Francia

Marmotas francesas

Le Pen lo tiene muy difícil. Los franceses, en particular funcionarios y pensionistas, no gustan de las aventuras

Emmanuel Macron y Marine Le Pen… Cinco años más tarde, los dos mismos nombres van a disputarse la Presidencia de la República Francesa, como si nos enfrentáramos al día de la marmota francesa… No es así, claro está, y la repetición de los protagonistas no disimula los cambios. Macron fue la gran sorpresa de entonces: un joven tecnócrata, sin partido propio, que comprendió el agotamiento al que habían llegado los partidos tradicionales de la Quinta República y ofrecía una alternativa atractiva. Al mismo tiempo gaullista –e incluso un poco populista– por lo que tenía de personal: la de un hombre que se alza como representante de todos (algo que vuelve a aparecer en el eslogan de la actual campaña), como superación de la izquierda y la derecha, y al frente de un movimiento, algo flexible y abierto, sin intereses ni rigideces. Lejos de la figura gigantesca de de Gaulle, Macron venía a ofrecer, a cambio, una cierta garantía de eficacia, anhelada por una sociedad cansada de la inoperancia de los políticos: menos política y más resolución.
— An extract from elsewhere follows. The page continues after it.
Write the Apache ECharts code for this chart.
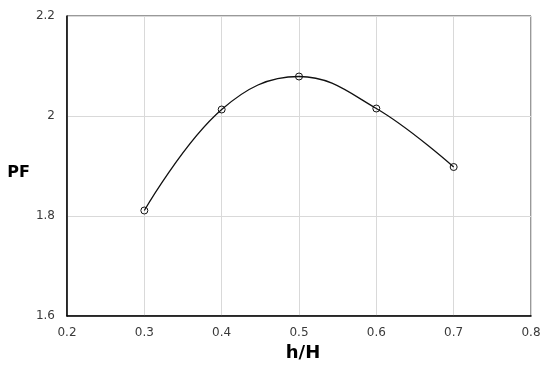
<!DOCTYPE html>
<html lang="en">

<head>
  <meta charset="UTF-8">
  <title>PF vs h/H</title>
  <script src="https://cdn.jsdelivr.net/npm/echarts@6/dist/echarts.min.js"></script>
</head>

<body style="margin: 0">
  <div id="main" style="width: 550px; height: 369px"></div>

  <script>
    let hH = [0.3, 0.4, 0.5, 0.6, 0.7]
    let pf = [1.811, 2.013, 2.079, 2.015, 1.898]

    let myChart = echarts.init(document.getElementById('main'))
    let labelStyle = { color: '#3a3a3a', fontSize: 12, fontFamily: 'DejaVu Sans' }

    let option = {
      animation: false,
      grid: {
        left: 67, right: 19, top: 16, bottom: 53,
        show: true, borderColor: '#333', borderWidth: 1
      },
      xAxis: {
        type: 'value',
        min: 0.2, max: 0.8, interval: 0.1,
        name: 'h/H',
        nameLocation: 'middle',
        nameGap: 27,
        nameTextStyle: { color: '#000', fontSize: 18, fontWeight: 'bold', fontFamily: 'DejaVu Sans', padding: [0, 0, 0, 8] },
        axisLine: { show: true, lineStyle: { color: '#000', width: 1.5 } },
        axisTick: { show: false },
        axisLabel: Object.assign({ margin: 11, formatter: v => +v.toFixed(1) }, labelStyle),
        splitLine: { lineStyle: { color: '#d9d9d9', width: 1 } }
      },
      yAxis: {
        type: 'value',
        min: 1.6, max: 2.2, interval: 0.2,
        name: 'PF',
        nameLocation: 'middle',
        nameRotate: 0,
        nameGap: 33,
        // push the name a little below the axis middle like the original
        nameTextStyle: { color: '#000', fontSize: 16, fontWeight: 'bold', fontFamily: 'DejaVu Sans', verticalAlign: 'top', lineHeight: 14 },
        axisLine: { show: true, lineStyle: { color: '#000', width: 1.5 } },
        axisTick: { show: false },
        axisLabel: Object.assign({ margin: 12, formatter: v => +v.toFixed(1) }, labelStyle),
        splitLine: { lineStyle: { color: '#d9d9d9', width: 1 } }
      },
      series: [{
        type: 'line',
        data: hH.map((x, i) => [x, pf[i]]),
        smooth: 0.4,
        symbol: 'circle',
        symbolSize: 7,
        lineStyle: { color: '#111', width: 1.3 },
        itemStyle: { color: 'rgba(0,0,0,0)', borderColor: '#111', borderWidth: 1 }
      }]
    }
    myChart.setOption(option)
  </script>
</body>

</html>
Por si todo esto fuera poco, Macron se presentaba como el hombre que iba a restaurar la grandeza de Francia y «al mismo tiempo» –es la expresión capital del «macronismo»– la llevaría a liderar una Europa a la altura de Estados Unidos y China. El nuevo presidente tenía una oportunidad extraordinaria para modernizar y refundar la República.
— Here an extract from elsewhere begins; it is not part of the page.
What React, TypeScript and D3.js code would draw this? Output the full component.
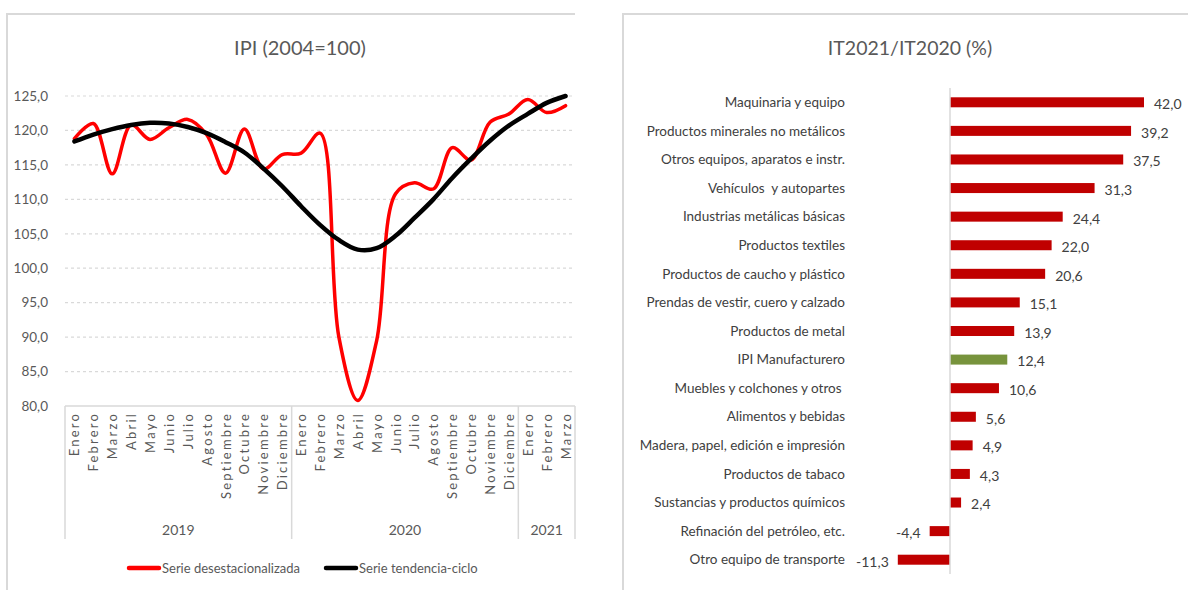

Cinco años después, las cosas son bien distintas. Apenas si la política exterior ha devuelto a Macron algún lustre, y eso gracias a la Guerra de Ucrania que además ha perjudicado a Le Pen y a Zemmour. La misma guerra ha demostrado que a Francia, que se ha retirado de Mali como nosotros nos hemos quitado de encima el Sahara, le viene grande el papel de interlocutor y mediador que Macron ha querido jugar. Por lo demás, el balance no es demasiado positivo. Las reformas anunciadas fueron abandonadas e Incluso en algo tan crucial como es la cuestión social, los resultados aparecen opacos, ininteligibles. El macronismo no comprendió el estado de ánimo de la sociedad francesa y lanzó iniciativas que suscitaron reacciones, como los «chalecos amarillos», que le han perseguido desde entonces. A falta de consultar directamente a la opinión pública, propició complicados debates. Pues bien, hoy Macron no cuenta con el voto de los jóvenes, que prefieren a la izquierda o a Le Pen. Y los productivos, entre los 35 y los 60 años, optan por esta última.
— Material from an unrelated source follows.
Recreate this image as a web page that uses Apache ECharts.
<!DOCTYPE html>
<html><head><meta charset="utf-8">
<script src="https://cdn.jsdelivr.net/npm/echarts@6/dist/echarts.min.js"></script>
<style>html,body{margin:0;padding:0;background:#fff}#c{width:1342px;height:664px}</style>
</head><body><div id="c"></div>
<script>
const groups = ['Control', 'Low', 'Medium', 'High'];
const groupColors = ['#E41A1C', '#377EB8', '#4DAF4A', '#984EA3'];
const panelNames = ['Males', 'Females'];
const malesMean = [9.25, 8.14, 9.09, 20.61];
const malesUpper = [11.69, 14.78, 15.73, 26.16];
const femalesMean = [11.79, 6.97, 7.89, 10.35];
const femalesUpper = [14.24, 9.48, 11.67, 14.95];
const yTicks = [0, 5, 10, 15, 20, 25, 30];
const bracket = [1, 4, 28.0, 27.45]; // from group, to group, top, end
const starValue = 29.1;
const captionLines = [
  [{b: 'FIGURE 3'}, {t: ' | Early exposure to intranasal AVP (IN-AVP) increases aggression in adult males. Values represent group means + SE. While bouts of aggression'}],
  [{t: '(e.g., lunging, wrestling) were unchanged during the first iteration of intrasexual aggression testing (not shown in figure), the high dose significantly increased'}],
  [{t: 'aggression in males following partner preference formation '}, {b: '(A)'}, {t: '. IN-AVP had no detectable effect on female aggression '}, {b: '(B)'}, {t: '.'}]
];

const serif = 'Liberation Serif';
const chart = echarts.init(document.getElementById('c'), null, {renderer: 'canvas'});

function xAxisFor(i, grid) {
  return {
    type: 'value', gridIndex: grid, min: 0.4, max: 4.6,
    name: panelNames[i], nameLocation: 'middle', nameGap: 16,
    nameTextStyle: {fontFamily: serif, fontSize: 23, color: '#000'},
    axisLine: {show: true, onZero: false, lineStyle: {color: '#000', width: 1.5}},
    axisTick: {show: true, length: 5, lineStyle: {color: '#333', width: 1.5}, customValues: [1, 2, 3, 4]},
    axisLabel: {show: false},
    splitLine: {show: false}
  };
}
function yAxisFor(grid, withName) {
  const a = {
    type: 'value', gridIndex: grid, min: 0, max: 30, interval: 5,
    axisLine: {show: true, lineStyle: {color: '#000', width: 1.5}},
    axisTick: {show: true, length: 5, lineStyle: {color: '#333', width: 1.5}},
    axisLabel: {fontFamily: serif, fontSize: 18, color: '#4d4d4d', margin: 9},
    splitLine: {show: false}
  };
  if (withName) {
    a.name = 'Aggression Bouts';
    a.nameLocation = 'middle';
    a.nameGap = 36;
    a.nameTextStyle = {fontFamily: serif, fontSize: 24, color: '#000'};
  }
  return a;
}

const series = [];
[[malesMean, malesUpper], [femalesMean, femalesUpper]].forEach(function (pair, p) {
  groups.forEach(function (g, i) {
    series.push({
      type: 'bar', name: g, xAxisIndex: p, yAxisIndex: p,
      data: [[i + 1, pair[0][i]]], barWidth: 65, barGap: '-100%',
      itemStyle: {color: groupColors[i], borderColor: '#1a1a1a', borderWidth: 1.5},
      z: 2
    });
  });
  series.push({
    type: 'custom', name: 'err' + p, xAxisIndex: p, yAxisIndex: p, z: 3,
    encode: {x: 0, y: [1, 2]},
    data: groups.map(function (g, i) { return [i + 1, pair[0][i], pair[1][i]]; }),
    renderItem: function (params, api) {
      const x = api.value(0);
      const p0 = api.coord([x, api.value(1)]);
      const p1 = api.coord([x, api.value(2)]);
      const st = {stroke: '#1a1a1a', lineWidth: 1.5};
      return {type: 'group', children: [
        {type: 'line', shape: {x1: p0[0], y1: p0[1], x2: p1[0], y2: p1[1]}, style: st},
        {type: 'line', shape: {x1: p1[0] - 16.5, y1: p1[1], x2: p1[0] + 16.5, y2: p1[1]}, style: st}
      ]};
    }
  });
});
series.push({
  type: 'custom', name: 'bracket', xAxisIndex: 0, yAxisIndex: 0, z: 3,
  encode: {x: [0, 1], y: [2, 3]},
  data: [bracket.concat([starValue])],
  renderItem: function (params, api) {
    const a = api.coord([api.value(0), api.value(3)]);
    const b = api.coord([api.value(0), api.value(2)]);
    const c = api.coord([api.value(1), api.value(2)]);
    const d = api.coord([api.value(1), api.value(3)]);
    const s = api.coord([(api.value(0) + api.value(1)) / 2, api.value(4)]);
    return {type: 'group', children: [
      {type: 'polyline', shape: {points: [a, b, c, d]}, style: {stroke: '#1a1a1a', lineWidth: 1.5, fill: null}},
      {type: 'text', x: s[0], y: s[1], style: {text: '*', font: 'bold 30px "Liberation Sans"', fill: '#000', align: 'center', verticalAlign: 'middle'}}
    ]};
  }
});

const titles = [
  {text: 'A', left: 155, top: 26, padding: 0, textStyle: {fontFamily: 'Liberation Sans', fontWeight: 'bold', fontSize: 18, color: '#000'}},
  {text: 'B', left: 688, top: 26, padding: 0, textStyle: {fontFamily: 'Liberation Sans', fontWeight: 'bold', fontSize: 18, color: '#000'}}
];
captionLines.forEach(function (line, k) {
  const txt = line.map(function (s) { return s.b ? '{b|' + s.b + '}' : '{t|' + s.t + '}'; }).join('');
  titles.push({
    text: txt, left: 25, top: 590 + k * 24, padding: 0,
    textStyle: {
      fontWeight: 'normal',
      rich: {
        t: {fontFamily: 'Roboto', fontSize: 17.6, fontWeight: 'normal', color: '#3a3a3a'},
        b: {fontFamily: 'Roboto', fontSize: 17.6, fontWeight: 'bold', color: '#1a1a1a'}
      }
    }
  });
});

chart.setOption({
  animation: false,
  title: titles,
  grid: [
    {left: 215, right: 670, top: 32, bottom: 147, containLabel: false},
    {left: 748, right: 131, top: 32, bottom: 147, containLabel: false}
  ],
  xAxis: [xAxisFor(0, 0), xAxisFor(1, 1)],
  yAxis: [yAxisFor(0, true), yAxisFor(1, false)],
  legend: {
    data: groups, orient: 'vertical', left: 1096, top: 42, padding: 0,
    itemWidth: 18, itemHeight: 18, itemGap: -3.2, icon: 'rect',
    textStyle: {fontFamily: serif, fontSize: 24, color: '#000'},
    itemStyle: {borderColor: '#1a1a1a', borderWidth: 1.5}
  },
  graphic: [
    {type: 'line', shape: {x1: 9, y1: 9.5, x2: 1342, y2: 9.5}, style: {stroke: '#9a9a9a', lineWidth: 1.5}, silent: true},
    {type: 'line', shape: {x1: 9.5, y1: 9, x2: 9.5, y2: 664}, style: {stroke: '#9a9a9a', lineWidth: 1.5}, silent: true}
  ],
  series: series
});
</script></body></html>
Incumplida la promesa de cambio, Macron vuelve a los eslóganes de antaño. Pero lo hace no contra los partidos tradicionales y caducos, que han desaparecido, sino contra una derecha renovada y crecida, en parte por su acción. Su mejor arma es el latiguillo de la «extrema derecha» tan bien conocido aquí. Así transforma lo que es un plebiscito sobre él mismo en otro sobre la derecha. Le Pen lo tiene muy difícil. Los franceses, en particular funcionarios y pensionistas que forman el gran respaldo electoral de quien vino a cambiar el país, no gustan de las aventuras. Pero si consigue devolver el golpe y plantea la segunda vuelta como lo que es, un plebiscito sobre la fallida Presidencia jupiterino-tecnocrática de su adversario, tal vez Le Pen logre el voto de parte del «pueblo de izquierdas» y, quién sabe, encaramarse al Elíseo.